ABSTRACT

From the classic works of Western political theory to empirical analyses of contemporary political life, politics has been construed as male terrain. Although the absence of women from practices of governance, decision making, and collective determination was variously attributed to women’s biological incapacity, intellectual inferiority, lack of interest, or lack of qualifications, it was seldom linked to institutional contexts that enable and constrain individual action or structural forces that ensure that all individuals are not equally unfettered subjects. The field of gender and politics research was launched to challenge received views of women’s political engagement. Interrogating works of political theory, comparative politics, international relations, and public policy, feminist scholars have investigated women’s political experiences in relation to men’s, identifying pervasive androcentric bias in established claims about the political world and offering alternative accounts. Feminist approaches to the study of politics have raised a host of questions concerning the nature and extent of women’s political participation, the omission and distortion of women’s political activism in traditional political studies, and the accuracy of long-accepted theories of politics that are premised on the experiences of only half the human population.
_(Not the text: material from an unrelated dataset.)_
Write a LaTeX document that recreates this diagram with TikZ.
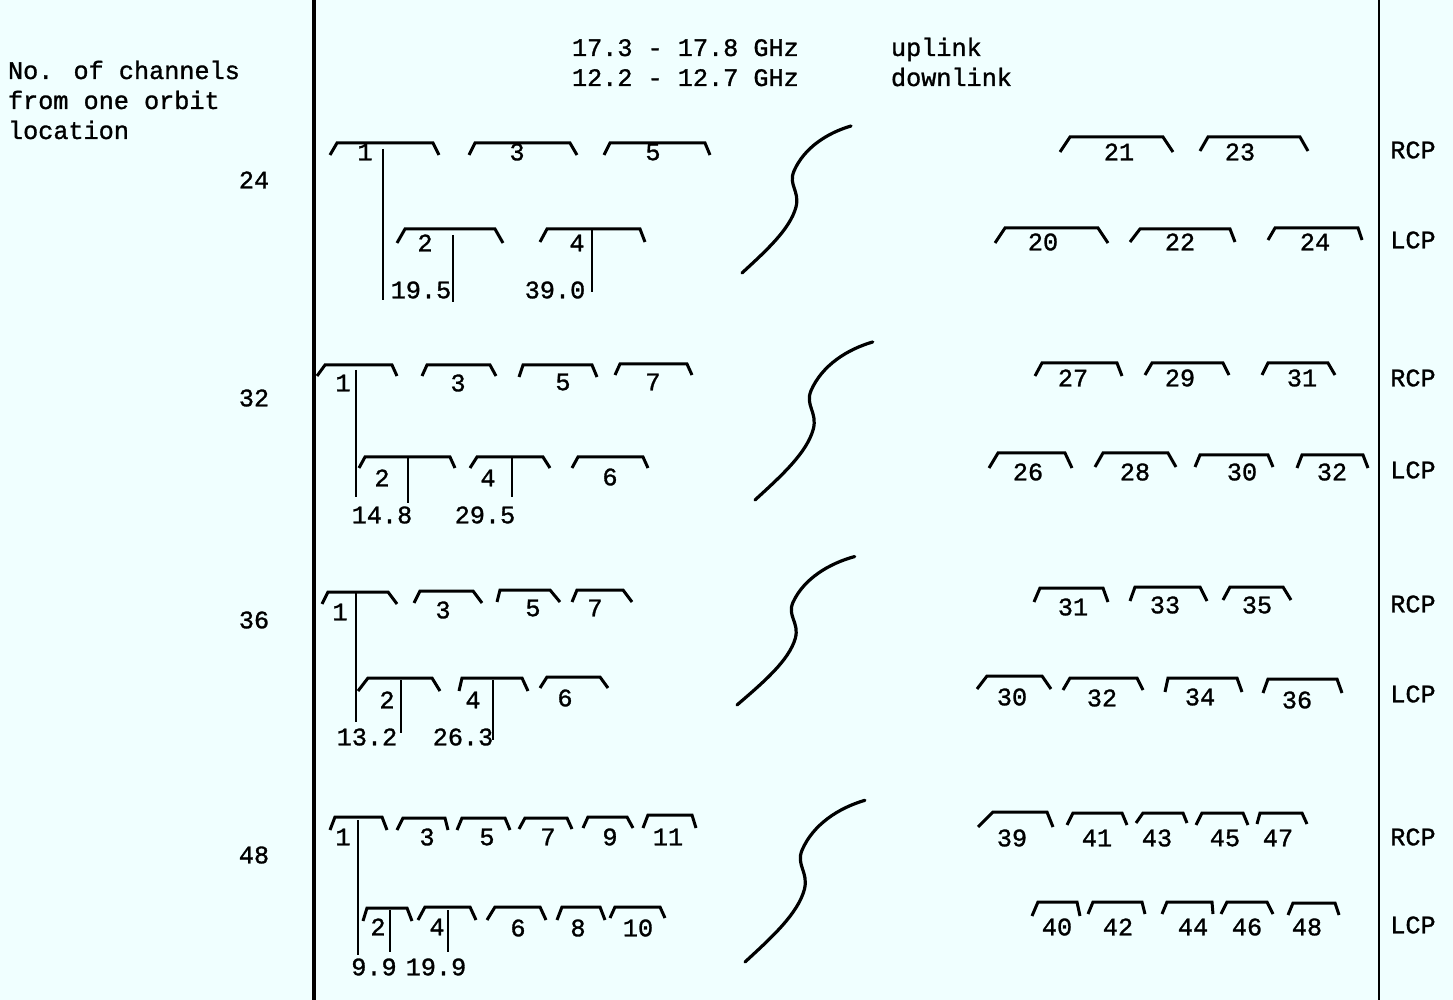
\documentclass[tikz,border=0pt]{standalone}
\usepackage{fontspec}
\setmainfont{Liberation Mono}[FakeBold=1.2]
\setmonofont{Liberation Mono}[FakeBold=1.2]
\definecolor{bg}{HTML}{F0FFFF}
\begin{document}
\begin{tikzpicture}[x=0.5pt,y=-0.5pt,
  every node/.style={font=\fontsize{12.6}{15}\selectfont, inner sep=0pt, outer sep=0pt},
  brk/.style={line width=1.5pt, line join=miter},
  tick/.style={line width=1pt},
  axisl/.style={line width=2pt},
  axisr/.style={line width=1.3pt},
  wave/.style={line width=1.6pt, line cap=round},
  lab/.style={anchor=center},
  txt/.style={anchor=base west}]
\fill[bg] (0,0) rectangle (1453,1000);
\useasboundingbox (0,0) rectangle (1453,1000);

% frame lines
\draw[axisl] (314,0) -- (314,1000);
\draw[axisr] (1379,0) -- (1379,1000);

% left captions
\node[txt] (t1) at (8,79) {No. of channels};
\node[txt] (t2) at (8,109) {from one orbit};
\node[txt] (t3) at (8,139) {location};
\node[lab] (n24) at (254,180) {24};
\node[lab] (n32) at (254,398) {32};
\node[lab] (n36) at (254,620) {36};
\node[lab] (n48) at (254,855) {48};

% header
\node[txt] (h1) at (572,56) {17.3 - 17.8 GHz};
\node[txt] (h2) at (572,86) {12.2 - 12.7 GHz};
\node[txt] (h3) at (891,56) {uplink};
\node[txt] (h4) at (891,86) {downlink};

% polarisation labels
\foreach \r/\y/\t in {aR/150/RCP, aL/240/LCP, bR/378/RCP, bL/470/LCP,
                     cR/604/RCP, cL/694/LCP, dR/837/RCP, dL/925/LCP}
  \node[lab] (p\r) at (1413,\y) {\t};

% channel brackets
\foreach \r/\n/\xa/\xb/\xc/\xd/\yt/\yb/\lx/\ly in {
  a/1/330/337/433/439/143/155/365/152,
  a/3/469/475/570/577/143/155/517/152,
  a/5/604/610/705/710/143/155/653/152,
  a/21/1060/1070/1163/1173/137/152/1119/152,
  a/23/1200/1208/1300/1308/137/151/1240/152,
  a/2/397/405/495/503/229/243/425/243,
  a/4/540/547/640/645/229/242/577/243,
  a/20/995/1005/1098/1108/228/243/1043/242,
  a/22/1130/1140/1230/1235/229/242/1180/242,
  a/24/1268/1275/1358/1362/228/240/1315/242,
  b/1/317/325/392/397/365/376/343/383,
  b/3/422/427/490/496/365/376/458/383,
  b/5/519/523/592/597/365/377/563/382,
  b/7/615/620/687/692/364/375/653/382,
  b/27/1035/1042/1117/1122/363/376/1073/378,
  b/29/1145/1152/1223/1229/363/375/1180/378,
  b/31/1262/1268/1328/1335/363/375/1302/378,
  b/2/359/365/450/455/457/468/382/478,
  b/4/470/477/543/550/457/468/488/478,
  b/6/572/578/643/648/457/468/610/477,
  b/26/989/998/1065/1072/453/468/1028/472,
  b/28/1095/1103/1168/1176/453/467/1135/472,
  b/30/1195/1200/1268/1273/455/467/1242/472,
  b/32/1297/1302/1363/1368/455/468/1332/472,
  c/1/322/328/388/397/592/604/340/612,
  c/3/414/420/473/482/591/603/443/610,
  c/5/497/500/550/560/590/602/533/608,
  c/7/572/577/623/632/590/602/595/608,
  c/31/1034/1040/1103/1108/588/602/1073/607,
  c/33/1130/1135/1200/1207/587/601/1165/605,
  c/35/1223/1230/1283/1291/587/600/1257/605,
  c/2/358/368/432/440/678/691/387/700,
  c/4/459/462/522/528/678/691/473/700,
  c/6/540/547/600/608/677/688/565/698,
  c/30/977/987/1042/1051/676/689/1012/697,
  c/32/1063/1070/1137/1143/678/690/1102/698,
  c/34/1165/1168/1237/1242/678/692/1200/697,
  c/36/1263/1268/1337/1342/679/693/1297/700,
  d/1/330/335/382/387/817/830/343/837,
  d/3/397/403/445/448/818/830/427/837,
  d/5/457/462/505/510/818/830/487/837,
  d/7/519/525/567/572/818/829/548/837,
  d/9/583/588/627/633/817/828/610/837,
  d/11/643/648/692/696/815/828/668/837,
  d/39/978/993/1047/1053/812/827/1012/838,
  d/41/1067/1073/1122/1127/813/825/1097/838,
  d/43/1136/1143/1183/1187/813/823/1157/838,
  d/45/1196/1202/1243/1248/813/825/1225/838,
  d/47/1257/1260/1302/1307/813/824/1278/838,
  d/2/363/367/407/412/908/921/378/927,
  d/4/418/425/470/476/907/920/437/927,
  d/6/487/495/540/546/907/920/518/928,
  d/8/557/562/600/605/907/920/578/928,
  d/10/610/615/660/665/907/918/638/928,
  d/40/1032/1038/1077/1080/902/916/1057/927,
  d/42/1088/1093/1142/1145/902/914/1118/927,
  d/44/1162/1167/1212/1213/902/914/1193/927,
  d/46/1221/1227/1267/1273/902/914/1247/927,
  d/48/1288/1293/1335/1339/903/915/1307/927}
{
  \draw[brk] (\xa,\yb) -- (\xb,\yt) -- (\xc,\yt) -- (\xd,\yb);
  \node[lab] (\r\n) at (\lx,\ly) {\n};
}

% spacing values and their markers
\node[lab] (av1) at (421,290) {19.5};
\node[lab] (av2) at (555,290) {39.0};
\draw[tick] (383,149) -- (383,300);
\draw[tick] (453,235) -- (453,302);
\draw[tick] (592,230) -- (592,292);

\node[lab] (bv1) at (382,515) {14.8};
\node[lab] (bv2) at (485,515) {29.5};
\draw[tick] (356,370) -- (356,497);
\draw[tick] (408,458) -- (408,503);
\draw[tick] (512,457) -- (512,497);

\node[lab] (cv1) at (367,737) {13.2};
\node[lab] (cv2) at (463,737) {26.3};
\draw[tick] (356,592) -- (356,722);
\draw[tick] (401,680) -- (401,733);
\draw[tick] (493,680) -- (493,740);

\node[lab] (dv1) at (374,967) {9.9};
\node[lab] (dv2) at (436,967) {19.9};
\draw[tick] (358,820) -- (358,955);
\draw[tick] (390,910) -- (390,952);
\draw[tick] (448,910) -- (448,952);

% break curves
\foreach \bx/\by/\sx/\sy in {742/273/1/1, 755/500/1.08/1.075, 737/705/1.08/1.01, 745/962/1.1/1.1}
  \draw[wave, shift={(\bx,\by)}, xscale=\sx, yscale=\sy]
    (0,0) .. controls (25,-23) and (48,-44) .. (54,-66)
          .. controls (58,-82) and (46,-88) .. (52,-102)
          .. controls (62,-125) and (85,-140) .. (109,-147);
\end{tikzpicture}
\end{document}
By incorporating women into their analyses, feminist scholars have excavated aspects of political power and dimensions of political life that challenge long-held views about the nature of the state, practices of democracy, formal equality, and the scope of justice within national and international institutions. They have also raised significant epistemological concerns about the production of political knowledge, the validity of core assumptions about legitimate research techniques, and the importance of incorporating gender as an integral interpretive strategy in the study of the political world. This chapter provides a brief overview of feminist contributions to the understanding of political life.